Each of the specials was in response to the Martin Bashir documentary, which aired in February 2003.

Was Schaffel so prescient that he knew almost two years in advance he would need money to produce rebuttals to Bashir? Unlikely. And if so, he should be running the country.

Mostly what the unsealed documents reveal is that Jackson frequently — as described somewhat in the criminal trial — attempted to buy his loan agreements with Bank of America and borrow money elsewhere with the same collateral.

Then, anticipating cash from the surreptitious lender, he would ask Schaffel to extend him credit until the "secret" money came in.

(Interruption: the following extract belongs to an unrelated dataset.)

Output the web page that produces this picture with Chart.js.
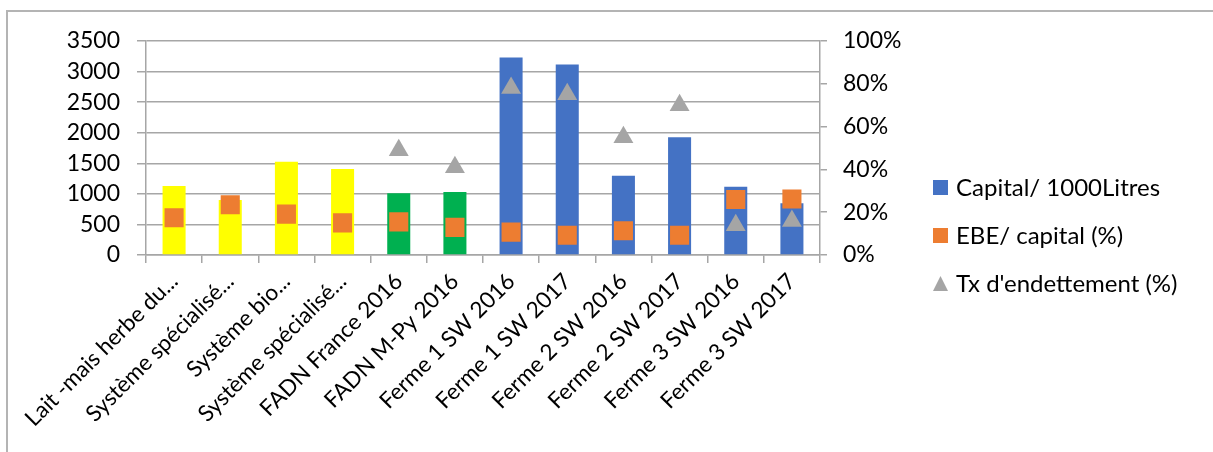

A typical incident like this came in the fall of 2001, when Jackson simultaneously owed Bank of America a payment on his loans, borrowed money from Schaffel against royalties and spent the same amount from a private lender.

At the same time, Jackson was borrowing money from Schaffel to buy expensive — and I mean over-the-top — automobiles, redirecting cash, a million dollars at a time, around Bank of America and spending money on, as what one insider says, "God knows what."

Personally, I'd like to be a fly on the wall when Schaffel's attorney, Howard King, gets to depose both Jackson and Whitman about these screwy finances.